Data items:
* BEGIN *

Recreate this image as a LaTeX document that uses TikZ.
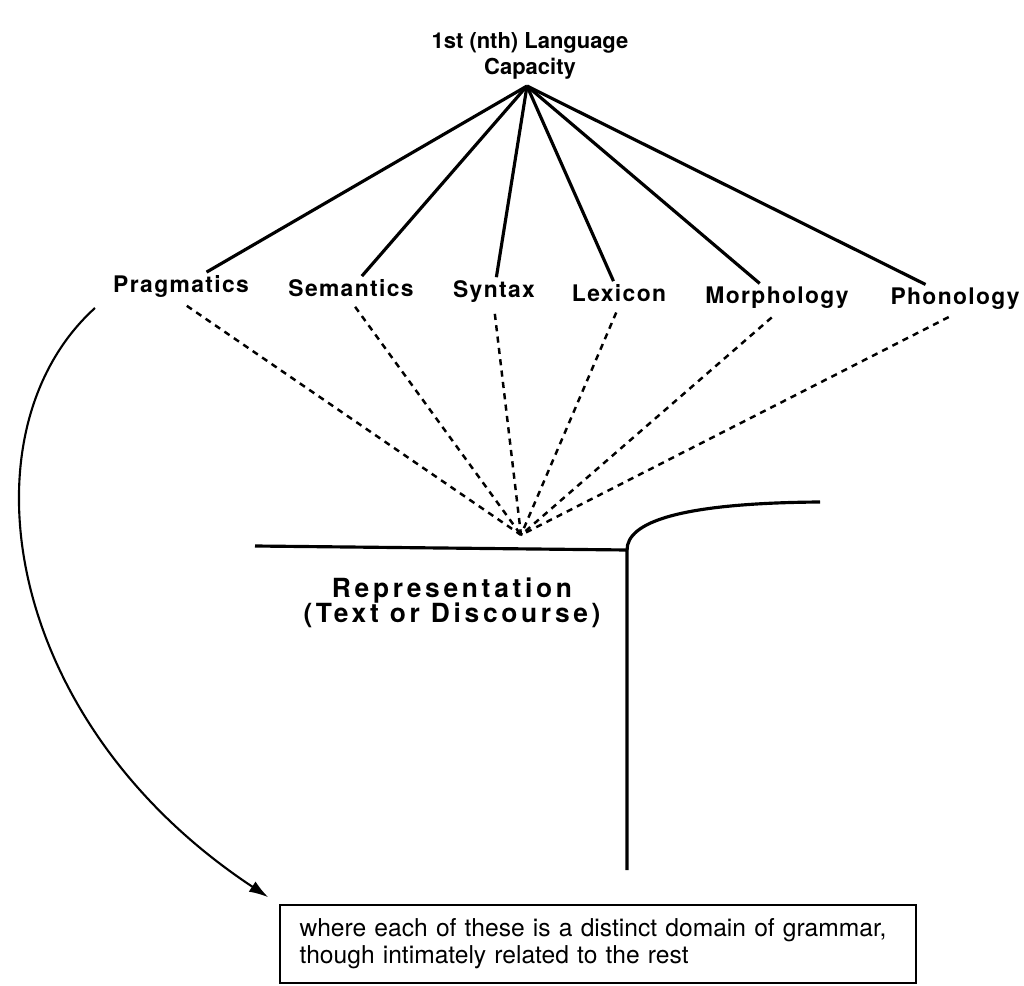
\documentclass[tikz,border=0pt]{standalone}
\usepackage{fontspec}
\setmainfont{TeX Gyre Heros}
\newfontfamily\lblfont[LetterSpace=6]{TeX Gyre Heros}
\newfontfamily\repfont[LetterSpace=14]{TeX Gyre Heros}
\usetikzlibrary{calc, arrows.meta}

\begin{document}
\begin{tikzpicture}[x=0.02cm, y=-0.02cm,
    field/.style={font=\lblfont\bfseries\fontsize{13}{15}\selectfont, inner sep=2pt, anchor=base},
    branch/.style={line width=1.8pt},
    feed/.style={line width=1.4pt, dash pattern=on 3.5pt off 3pt, shorten <=4pt}]
        \useasboundingbox (0,0) rectangle (1024,986);

        % Define the points
        \coordinate (top) at (527,86);
        \coordinate (meet) at (521,535);
        \coordinate (L) at (255,546);
        \coordinate (K) at (627,550);
        \coordinate (E) at (820,502);
        \coordinate (F) at (627,870);
        \coordinate (arc) at (95,308);

        % Title
        \node[font=\bfseries\fontsize{12.5}{14.5}\selectfont, align=center] (cap) at (530,56) {1st (nth) Language\\Capacity};

        % The domains
        \node[field] (prag) at (181,293) {Pragmatics};
        \node[field] (sem) at (351,297) {Semantics};
        \node[field] (syn) at (494,298) {Syntax};
        \node[field] (lex) at (619,302) {Lexicon};
        \node[field] (mor) at (777,304) {Morphology};
        \node[field] (pho) at (955,305) {Phonology};

        % Solid lines from the capacity
        \draw[branch] (top) -- (prag);
        \draw[branch] (top) -- (sem);
        \draw[branch] (top) -- (syn);
        \draw[branch] (top) -- (lex);
        \draw[branch] (top) -- (mor);
        \draw[branch] (top) -- (pho);

        % Dashed lines down to the representation
        \draw[feed] (prag.south) -- (meet);
        \draw[feed] (sem.south) -- (meet);
        \draw[feed] (syn.south) -- (meet);
        \draw[feed] (lex.south) -- (meet);
        \draw[feed] (mor.south) -- (meet);
        \draw[feed] (pho.south) -- (meet);

        % The representation
        \draw[branch] (L) -- (K) -- (F);
        \draw[branch] (K) .. controls (627,522) and (680,503) .. (E);
        \node[font=\repfont\bfseries\fontsize{15}{14.5}\selectfont, align=center] (rep) at (452,603) {Representation\\(Text or Discourse)};

        % The note
        \node[draw, line width=1.1pt, text width=11.94cm, inner xsep=0.4cm, minimum height=1.56cm, align=left, font=\fontsize{14}{15.5}\selectfont] (note) at (598,944) {where each of these is a distinct domain of grammar,\\though intimately related to the rest};
        \draw[line width=1.2pt, -{Latex[length=11pt, width=7pt]}, shorten >=7pt] (arc) .. controls (-40,430) and (0,720) .. (note.north west);
    \end{tikzpicture}
\end{document}
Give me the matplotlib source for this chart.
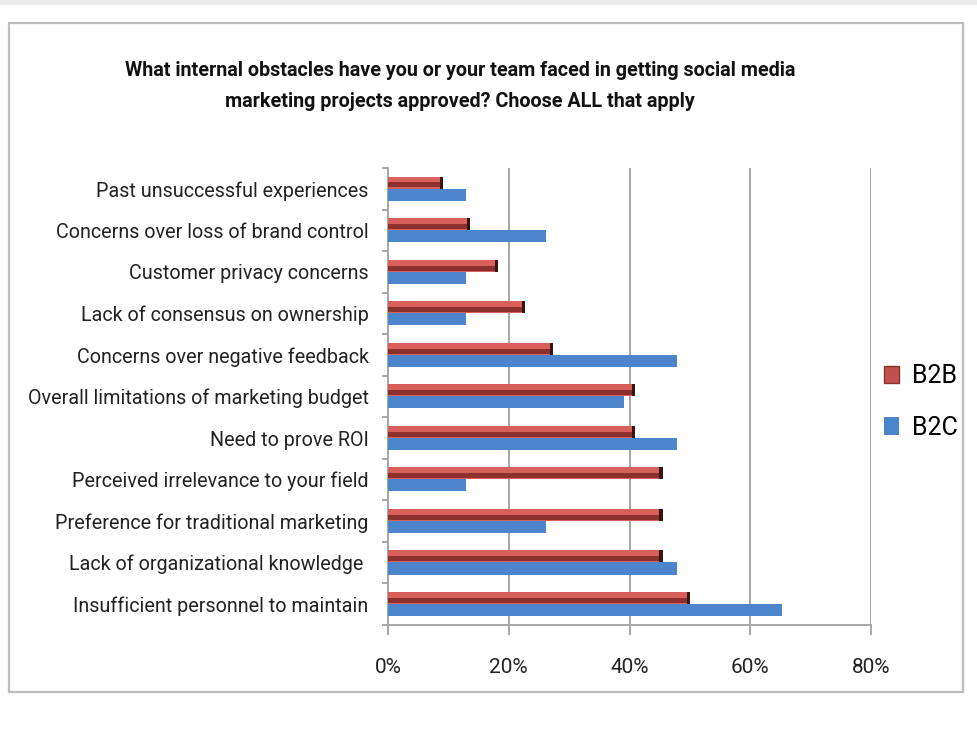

* END *

* **Instruction**: From the first line of the entries above down to the line holding "(0,0) rectangle (1024,986);", quote each line exactly and nothing else, skipping pictures.

* **Result of this exercise**:
Recreate this image as a LaTeX document that uses TikZ.
\documentclass[tikz,border=0pt]{standalone}
\usepackage{fontspec}
\setmainfont{TeX Gyre Heros}
\newfontfamily\lblfont[LetterSpace=6]{TeX Gyre Heros}
\newfontfamily\repfont[LetterSpace=14]{TeX Gyre Heros}
\usetikzlibrary{calc, arrows.meta}

\begin{document}
\begin{tikzpicture}[x=0.02cm, y=-0.02cm,
    field/.style={font=\lblfont\bfseries\fontsize{13}{15}\selectfont, inner sep=2pt, anchor=base},
    branch/.style={line width=1.8pt},
    feed/.style={line width=1.4pt, dash pattern=on 3.5pt off 3pt, shorten <=4pt}]
        \useasboundingbox (0,0) rectangle (1024,986);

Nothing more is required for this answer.